Après mes études à Montréal, j’ai été accepté en doctorat à Cornell, dans l’État de New York, l’une des meilleures universités américaines. J’ai eu une chance inouïe car j’y ai eu pour enseignants pendant cinq ans des anciens du projet Manhattan qui avaient participé à l’élaboration de la bombe atomique. C’étaient des professeurs fabuleux, comme Hans Bethe, qui a démontré que l’énergie solaire est une énergie nucléaire, ou Ed Salpeter, dont les travaux sur la fusion nucléaire hydrogène-hélium ont fait date. Avec eux, ma passion des étoiles rejoignait celle de la physique.

Vous avez pourtant choisi de retourner au Québec...

Après mon doctorat, j’avais le choix entre de nombreux labos, c’était une belle époque pour les jeunes chercheurs. Mais je me demandais : « Veux-je vivre en anglais ? » J’ai choisi de retourner enseigner à l’université de Montréal. Il y avait une énergie au Québec dans les années soixante, on construisait l’avenir ! J’avais le pouvoir de choisir mes cours : j’ai enseigné l’électrodynamique, la physique quantique, la thermodynamique… Pour apprendre, il n’y a rien de tel. Dans le même temps, j’ai travaillé à la NASA, de 1960 à 1964, en pleine conquête de la Lune, et enseigné à Columbia. Les Américains devaient former des spécialistes et pas seulement des astrophysiciens voués à l’observation. Je rêvais d’aller en Europe et j’ai reçu une invitation pour un projet en Belgique sur l’origine de trois éléments chimiques : le lithium, le béryllium et le bore. On savait qu’ils venaient du cosmos, mais pour comprendre d’où, il fallait faire des expériences, observer. Les résultats se trouveraient dans les labos de physique nucléaire à travers le monde, mais ça prendrait au moins dix ans. Je suis allé voir les labos des États-Unis et du Canada où triomphait déjà le fameux « publish or perish » : dix ans, c’était bien trop long pour eux. Je suis allé en Union soviétique, mais c’était le règne du mensonge. Finalement des professeurs français d’Orsay m’ont dit : nous avons déjà cinq ans d’expérience. Et je les ai rejoints. C’est ainsi que je suis entré au CNRS. J’ai aimé être à Paris, cet endroit universel – même si j’ai parfois regretté qu’un certain esprit de compétition prévale dans les rapports entre scientifiques, en contraste avec le travail collectif d’outre-Atlantique.

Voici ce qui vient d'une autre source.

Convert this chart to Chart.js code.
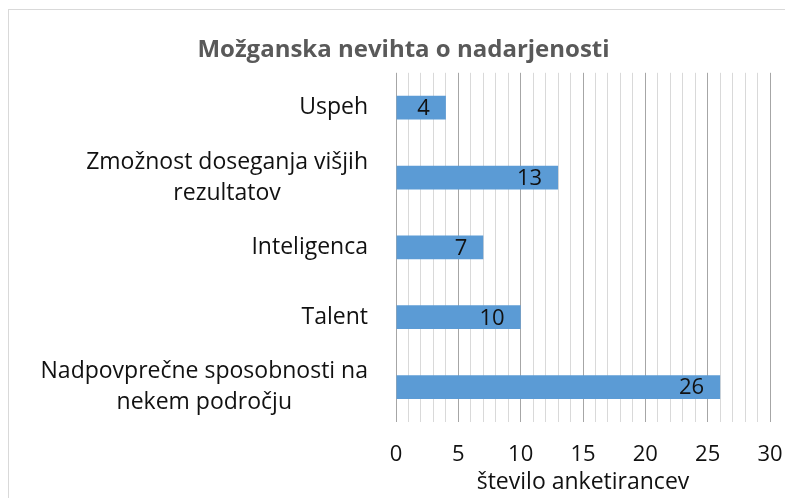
<!DOCTYPE html>
<html>
<head>
    <meta charset="utf-8">
    <title>Možganska nevihta o nadarjenosti</title>
    <style>
        html, body { margin: 0; padding: 0; overflow: hidden; background: #fff; }
        #wrap { position: relative; width: 785px; height: 498px; }
        #frame { position: absolute; left: 8px; top: 9px; right: 0; bottom: 0;
                 border-left: 1px solid #d9d9d9; border-top: 1px solid #d9d9d9; pointer-events: none; }
    </style>
</head>
<body>
    <div id="wrap">
        <canvas id="myChart"></canvas>
        <div id="frame"></div>
    </div>

    <script src="https://cdn.jsdelivr.net/npm/chart.js"></script>

    <script>
        // data
        const categories = [
            ['Uspeh'],
            ['Zmožnost doseganja višjih', 'rezultatov'],
            ['Inteligenca'],
            ['Talent'],
            ['Nadpovprečne sposobnosti na', 'nekem področju']
        ];
        const counts = [4, 13, 7, 10, 26];
        const xTicks = [0, 5, 10, 15, 20, 25, 30];

        const FONT = "'Open Sans', sans-serif";
        const ctx = document.getElementById('myChart');

        // category labels: block right aligned, lines centred inside the block
        const catLabels = {
            id: 'catLabels',
            afterDraw(chart) {
                const c = chart.ctx;
                const sc = chart.scales.y;
                const right = chart.chartArea.left - 28;
                c.save();
                c.font = '23px ' + FONT;
                c.fillStyle = '#111';
                c.textBaseline = 'middle';
                c.textAlign = 'center';
                categories.forEach((lines, i) => {
                    const y = sc.getPixelForTick(i);
                    const w = Math.max(...lines.map(l => c.measureText(l).width));
                    const cx = right - w / 2;
                    const lh = 31;
                    lines.forEach((l, k) => {
                        c.fillText(l, cx, y + (k - (lines.length - 1) / 2) * lh);
                    });
                });
                c.restore();
            }
        };

        // value labels inside end of bars
        const valLabels = {
            id: 'valLabels',
            afterDatasetsDraw(chart) {
                const c = chart.ctx;
                c.save();
                c.font = '22px ' + FONT;
                c.fillStyle = '#111';
                c.textAlign = 'right';
                c.textBaseline = 'middle';
                chart.getDatasetMeta(0).data.forEach((bar, i) => {
                    c.fillText(counts[i], bar.x - 16, bar.y + 1);
                });
                c.restore();
            }
        };

        new Chart(ctx, {
            type: 'bar',
            data: {
                labels: categories,
                datasets: [{
                    data: counts,
                    backgroundColor: '#5b9bd5',
                    borderWidth: 0,
                    categoryPercentage: 1,
                    barPercentage: 0.34
                }]
            },
            options: {
                indexAxis: 'y',
                responsive: true,
                maintainAspectRatio: false,
                animation: false,
                layout: { padding: { left: 22, right: 0, top: 0, bottom: 2 } },
                plugins: {
                    legend: { display: false },
                    tooltip: { enabled: false },
                    title: {
                        display: true,
                        text: 'Možganska nevihta o nadarjenosti',
                        color: '#595959',
                        font: { family: FONT, size: 24, weight: 'bold' },
                        padding: { top: 36, bottom: 8 }
                    }
                },
                scales: {
                    x: {
                        min: 0,
                        max: 30,
                        border: { display: false },
                        grid: {
                            drawTicks: false,
                            color: c => (c.tick && xTicks.includes(c.tick.value)) ? '#a6a6a6' : '#d9d9d9'
                        },
                        ticks: {
                            stepSize: 1,
                            autoSkip: false,
                            maxRotation: 0,
                            padding: 20,
                            color: '#111',
                            font: { family: FONT, size: 22 },
                            callback: v => xTicks.includes(v) ? v : ''
                        },
                        title: {
                            display: true,
                            text: 'število anketirancev',
                            color: '#111',
                            font: { family: FONT, size: 23 },
                            // tick padding is counted twice in the axis height, take it back here
                            padding: { top: -20, bottom: 0 }
                        },
                        // tick padding also ends up in the right gap
                        afterFit: s => { s.paddingRight = 15; }
                    },
                    y: {
                        border: { display: false },
                        grid: { display: false },
                        ticks: { display: false },
                        afterFit: s => { s.width = 374; }
                    }
                }
            },
            plugins: [catLabels, valLabels]
        });
    </script>
</body>
</html>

Comment êtes-vous devenu le personnage public que nous connaissons ?

Avec mes quatre enfants, j’allais en village de vacances et l’habitude était que chacun parle de son travail. Je faisais des conférences improvisées sur l’astronomie en projetant des diapositives sur le mur de la cuisine, et les gens étaient passionnés. Ils m’ont incité à écrire un livre, que j’ai proposé à trente éditeurs : tous m’ont répondu que l’astronomie n’intéressait personne. J’allais le remiser dans un tiroir quand Jean-Marc Lévy-Leblond m’a demandé un livre pour sa collection au Seuil. Cela collait et c’est ainsi que j’ai publié Patience dans l’azur. Il a eu beaucoup de succès grâce à l’émission Apostrophes de Bernard Pivot ; ensuite, ça a fait boule de neige. Je recevais de nombreux courriers qui me prenaient du temps, mais certains contenaient des questions intéressantes. Sur le réchauffement climatique, la pollution... J’y ai puisé les sujets de mes livres suivants et j’ai fini par écrire autant sur l’environnement que sur la vulgarisation astronomique.

Qu’est-ce qui vous a surpris au cours de votre carrière d’astrophysicien ?

La découverte du rayonnement fossile, l’image des débuts de l’Univers. Je ne m’y attendais pas du tout. Depuis Aristote, on vivait dans l’idée que l’Univers était fixe, statique, sans changement. Là, il s’avérait qu’il avait un commencement et qu’il se passait des choses : en somme, il avait une histoire. Comme les fossiles étudiés par les préhistoriens, les éléments chimiques nous racontent des choses sur les tout premiers temps. Il y avait la théorie du Big Bang, puis Hubble a démontré la récession des galaxies – le fait qu’elles s’éloignent : c’est donc qu’auparavant elles étaient plus près. À partir de 1965, avec le rayonnement fossile, on a une machine à remonter le temps. Plus on regarde loin, plus on regarde tôt. Au début, l’Univers est instructuré : il n’y a rien, pas d’étoiles, pas de planètes ; puis la matière se structure dans cet Univers chaotique et nos vies sont un chapitre dans cette histoire.

Quelles sont les questions qui restent à se poser ?

Aujourd’hui, la plus passionnante est : « Sommes-nous seuls ? » Nous n’avons aucune preuve de vie ailleurs, aucun message radio. Il y a des possibilités intéressantes dans les satellites de Saturne et de Jupiter. Mon opinion, qui n’est pas prouvée, c’est que la vie est la forme la plus avancée de la structuration de la matière. La question est de savoir quand les conditions sont réunies pour que la vie apparaisse spontanément.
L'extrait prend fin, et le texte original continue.